> _Given instruction_
Present every line in which the string "draws" appears.

> _Available data_
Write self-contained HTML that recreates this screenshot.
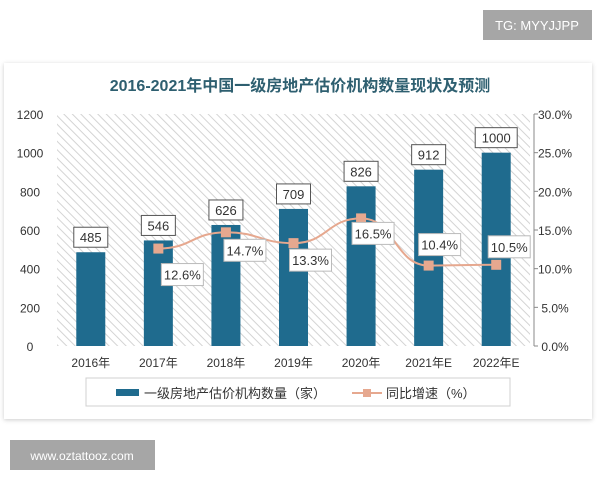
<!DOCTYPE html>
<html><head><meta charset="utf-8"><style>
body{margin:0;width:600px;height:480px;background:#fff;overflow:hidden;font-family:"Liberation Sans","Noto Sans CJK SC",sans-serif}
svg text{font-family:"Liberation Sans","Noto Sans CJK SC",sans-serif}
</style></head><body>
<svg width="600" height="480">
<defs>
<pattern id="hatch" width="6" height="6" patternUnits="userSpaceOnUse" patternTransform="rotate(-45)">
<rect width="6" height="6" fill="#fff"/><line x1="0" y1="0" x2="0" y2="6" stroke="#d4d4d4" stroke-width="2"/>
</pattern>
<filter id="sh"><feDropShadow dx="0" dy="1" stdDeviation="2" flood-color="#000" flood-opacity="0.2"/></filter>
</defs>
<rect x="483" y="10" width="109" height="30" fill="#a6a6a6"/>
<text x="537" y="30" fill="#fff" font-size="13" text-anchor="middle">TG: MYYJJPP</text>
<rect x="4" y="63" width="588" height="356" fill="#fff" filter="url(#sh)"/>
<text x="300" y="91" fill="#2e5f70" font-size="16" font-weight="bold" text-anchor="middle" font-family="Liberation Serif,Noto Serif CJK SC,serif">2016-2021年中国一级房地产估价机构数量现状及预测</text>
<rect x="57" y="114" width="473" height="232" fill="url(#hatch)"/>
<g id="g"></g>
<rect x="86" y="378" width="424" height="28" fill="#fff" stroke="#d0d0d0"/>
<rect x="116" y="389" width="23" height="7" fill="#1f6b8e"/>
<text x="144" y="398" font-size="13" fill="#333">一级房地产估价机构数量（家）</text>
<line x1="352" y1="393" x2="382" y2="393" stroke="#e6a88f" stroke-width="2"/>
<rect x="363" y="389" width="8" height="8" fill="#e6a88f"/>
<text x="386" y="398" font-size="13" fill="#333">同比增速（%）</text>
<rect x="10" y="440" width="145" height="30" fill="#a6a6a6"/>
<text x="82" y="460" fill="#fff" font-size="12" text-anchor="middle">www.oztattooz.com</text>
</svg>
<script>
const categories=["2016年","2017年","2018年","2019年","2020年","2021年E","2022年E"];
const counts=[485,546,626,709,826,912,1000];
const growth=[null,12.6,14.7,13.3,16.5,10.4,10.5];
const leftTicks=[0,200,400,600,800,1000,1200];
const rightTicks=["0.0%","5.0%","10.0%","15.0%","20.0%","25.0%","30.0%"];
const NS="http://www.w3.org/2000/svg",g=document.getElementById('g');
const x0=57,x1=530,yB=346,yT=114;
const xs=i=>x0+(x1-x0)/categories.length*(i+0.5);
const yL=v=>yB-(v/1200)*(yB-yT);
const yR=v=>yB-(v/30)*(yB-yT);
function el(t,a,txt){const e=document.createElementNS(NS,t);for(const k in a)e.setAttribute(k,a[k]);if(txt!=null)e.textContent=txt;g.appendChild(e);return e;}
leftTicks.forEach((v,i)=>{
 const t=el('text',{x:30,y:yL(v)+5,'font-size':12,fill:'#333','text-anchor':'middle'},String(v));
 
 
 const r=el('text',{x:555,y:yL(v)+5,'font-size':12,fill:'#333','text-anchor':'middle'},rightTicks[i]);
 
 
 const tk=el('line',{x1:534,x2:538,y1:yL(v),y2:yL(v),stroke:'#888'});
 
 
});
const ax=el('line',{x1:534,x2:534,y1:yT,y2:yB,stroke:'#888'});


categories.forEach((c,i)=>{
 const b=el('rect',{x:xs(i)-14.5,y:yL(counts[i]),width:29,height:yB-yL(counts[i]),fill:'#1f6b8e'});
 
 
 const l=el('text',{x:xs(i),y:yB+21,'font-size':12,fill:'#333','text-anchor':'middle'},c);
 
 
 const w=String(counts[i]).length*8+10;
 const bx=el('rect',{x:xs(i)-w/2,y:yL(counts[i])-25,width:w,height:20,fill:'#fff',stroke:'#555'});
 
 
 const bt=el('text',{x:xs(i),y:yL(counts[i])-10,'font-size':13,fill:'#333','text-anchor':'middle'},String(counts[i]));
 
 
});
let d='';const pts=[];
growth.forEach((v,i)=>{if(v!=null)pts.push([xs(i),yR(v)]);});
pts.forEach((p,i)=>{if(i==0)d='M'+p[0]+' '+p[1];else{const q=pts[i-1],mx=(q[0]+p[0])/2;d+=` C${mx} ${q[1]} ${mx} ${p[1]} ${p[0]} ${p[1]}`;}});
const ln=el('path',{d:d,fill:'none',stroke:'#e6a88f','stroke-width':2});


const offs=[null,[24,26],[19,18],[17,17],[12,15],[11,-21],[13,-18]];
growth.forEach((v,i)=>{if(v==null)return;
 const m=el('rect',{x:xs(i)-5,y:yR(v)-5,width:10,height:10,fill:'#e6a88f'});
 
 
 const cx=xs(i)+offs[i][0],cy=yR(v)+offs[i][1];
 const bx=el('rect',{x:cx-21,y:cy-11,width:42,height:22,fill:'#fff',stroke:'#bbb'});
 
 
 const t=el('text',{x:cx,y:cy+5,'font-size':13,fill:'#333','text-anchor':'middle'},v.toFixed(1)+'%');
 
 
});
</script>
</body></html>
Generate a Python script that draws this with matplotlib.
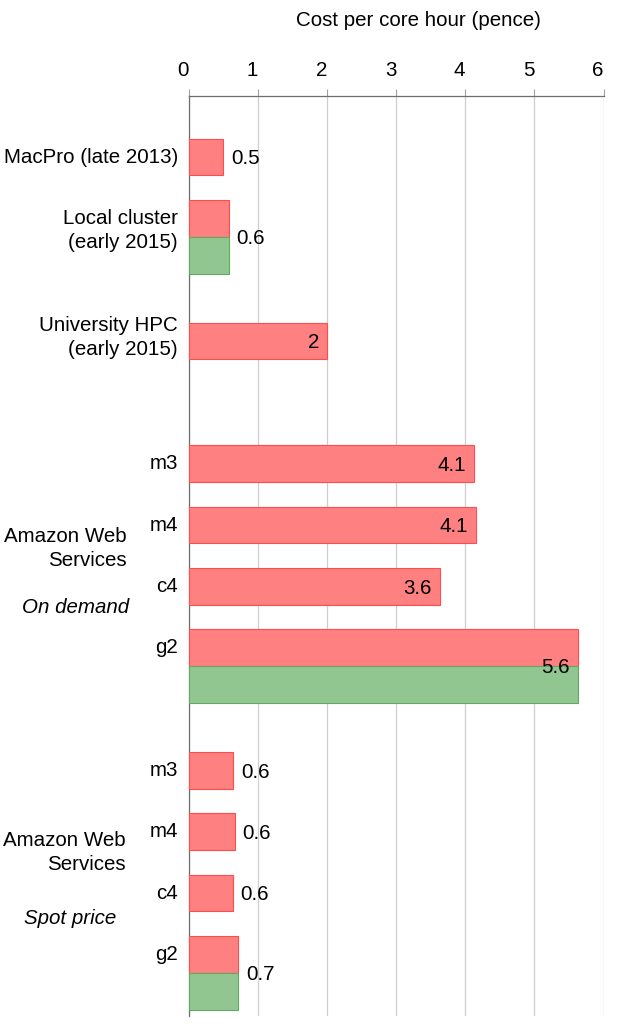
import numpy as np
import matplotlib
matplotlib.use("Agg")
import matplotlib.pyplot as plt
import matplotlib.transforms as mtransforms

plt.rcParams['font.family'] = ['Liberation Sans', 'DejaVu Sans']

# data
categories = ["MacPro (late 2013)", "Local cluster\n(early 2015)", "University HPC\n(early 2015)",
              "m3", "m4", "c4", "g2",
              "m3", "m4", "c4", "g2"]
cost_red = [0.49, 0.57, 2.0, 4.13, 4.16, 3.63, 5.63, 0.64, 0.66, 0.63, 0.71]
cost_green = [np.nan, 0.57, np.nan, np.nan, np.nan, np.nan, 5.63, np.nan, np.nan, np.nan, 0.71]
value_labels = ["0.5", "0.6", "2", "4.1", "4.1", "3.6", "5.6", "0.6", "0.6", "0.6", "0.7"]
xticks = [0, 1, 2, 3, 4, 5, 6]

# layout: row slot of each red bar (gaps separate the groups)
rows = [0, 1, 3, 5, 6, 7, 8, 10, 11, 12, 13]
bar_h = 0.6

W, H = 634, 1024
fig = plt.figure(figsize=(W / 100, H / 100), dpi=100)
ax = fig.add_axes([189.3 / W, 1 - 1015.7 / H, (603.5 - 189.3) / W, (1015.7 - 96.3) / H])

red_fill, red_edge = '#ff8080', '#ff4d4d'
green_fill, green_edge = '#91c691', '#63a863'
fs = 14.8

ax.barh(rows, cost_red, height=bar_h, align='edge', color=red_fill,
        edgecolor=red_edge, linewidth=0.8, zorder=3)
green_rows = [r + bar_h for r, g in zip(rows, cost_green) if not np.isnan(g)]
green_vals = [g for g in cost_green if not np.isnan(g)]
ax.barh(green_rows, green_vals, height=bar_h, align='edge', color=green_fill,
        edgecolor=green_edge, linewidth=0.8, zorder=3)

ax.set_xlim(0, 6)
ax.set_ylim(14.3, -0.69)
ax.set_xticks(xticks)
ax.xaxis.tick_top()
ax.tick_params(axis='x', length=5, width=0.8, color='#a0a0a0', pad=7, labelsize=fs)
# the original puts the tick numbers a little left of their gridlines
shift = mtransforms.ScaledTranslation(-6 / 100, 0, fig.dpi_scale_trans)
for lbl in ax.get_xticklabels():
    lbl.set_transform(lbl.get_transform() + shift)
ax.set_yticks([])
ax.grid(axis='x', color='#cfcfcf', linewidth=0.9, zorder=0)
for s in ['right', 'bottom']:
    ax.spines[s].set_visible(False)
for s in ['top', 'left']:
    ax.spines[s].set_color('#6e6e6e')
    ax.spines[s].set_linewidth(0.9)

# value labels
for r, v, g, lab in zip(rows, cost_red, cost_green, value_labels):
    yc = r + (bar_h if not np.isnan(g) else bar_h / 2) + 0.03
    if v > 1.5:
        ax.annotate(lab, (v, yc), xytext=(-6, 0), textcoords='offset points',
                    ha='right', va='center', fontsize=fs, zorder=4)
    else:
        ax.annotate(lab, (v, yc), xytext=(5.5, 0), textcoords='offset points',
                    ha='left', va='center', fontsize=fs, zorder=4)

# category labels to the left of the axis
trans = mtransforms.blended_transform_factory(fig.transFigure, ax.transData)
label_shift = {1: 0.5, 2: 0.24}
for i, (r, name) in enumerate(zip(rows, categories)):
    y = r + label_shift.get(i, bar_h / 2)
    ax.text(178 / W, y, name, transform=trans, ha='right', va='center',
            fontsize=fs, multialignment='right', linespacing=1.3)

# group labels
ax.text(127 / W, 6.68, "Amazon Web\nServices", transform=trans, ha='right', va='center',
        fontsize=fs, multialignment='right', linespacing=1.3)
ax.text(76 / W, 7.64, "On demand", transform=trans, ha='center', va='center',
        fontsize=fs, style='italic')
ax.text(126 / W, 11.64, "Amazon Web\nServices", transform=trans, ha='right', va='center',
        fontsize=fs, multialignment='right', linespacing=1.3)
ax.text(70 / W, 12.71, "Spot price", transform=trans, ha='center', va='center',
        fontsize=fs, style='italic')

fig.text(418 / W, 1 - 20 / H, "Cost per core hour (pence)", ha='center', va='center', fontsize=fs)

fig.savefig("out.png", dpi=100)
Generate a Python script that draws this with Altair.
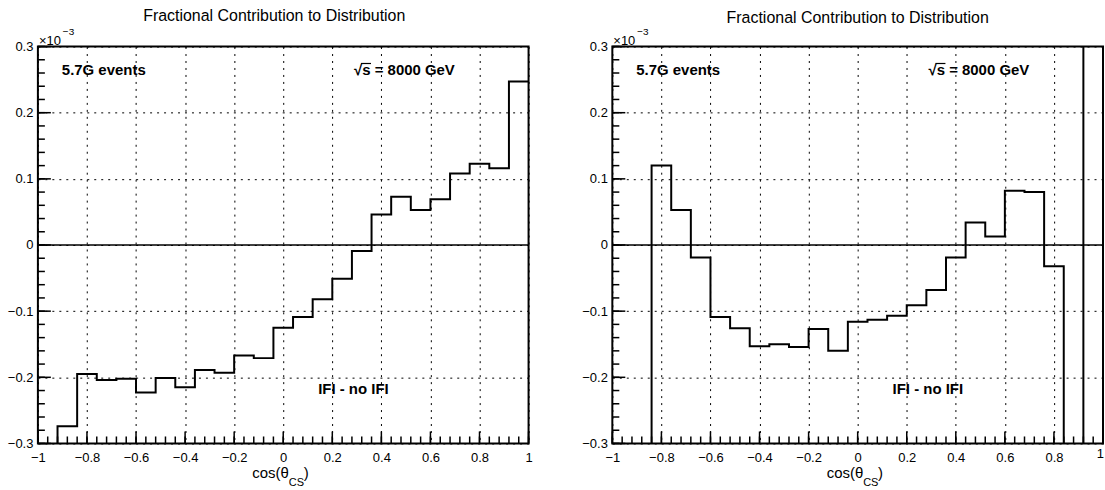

> _Answer in full_
Generate a Python script that draws this with matplotlib.
Generate a Python script that draws this with Altair.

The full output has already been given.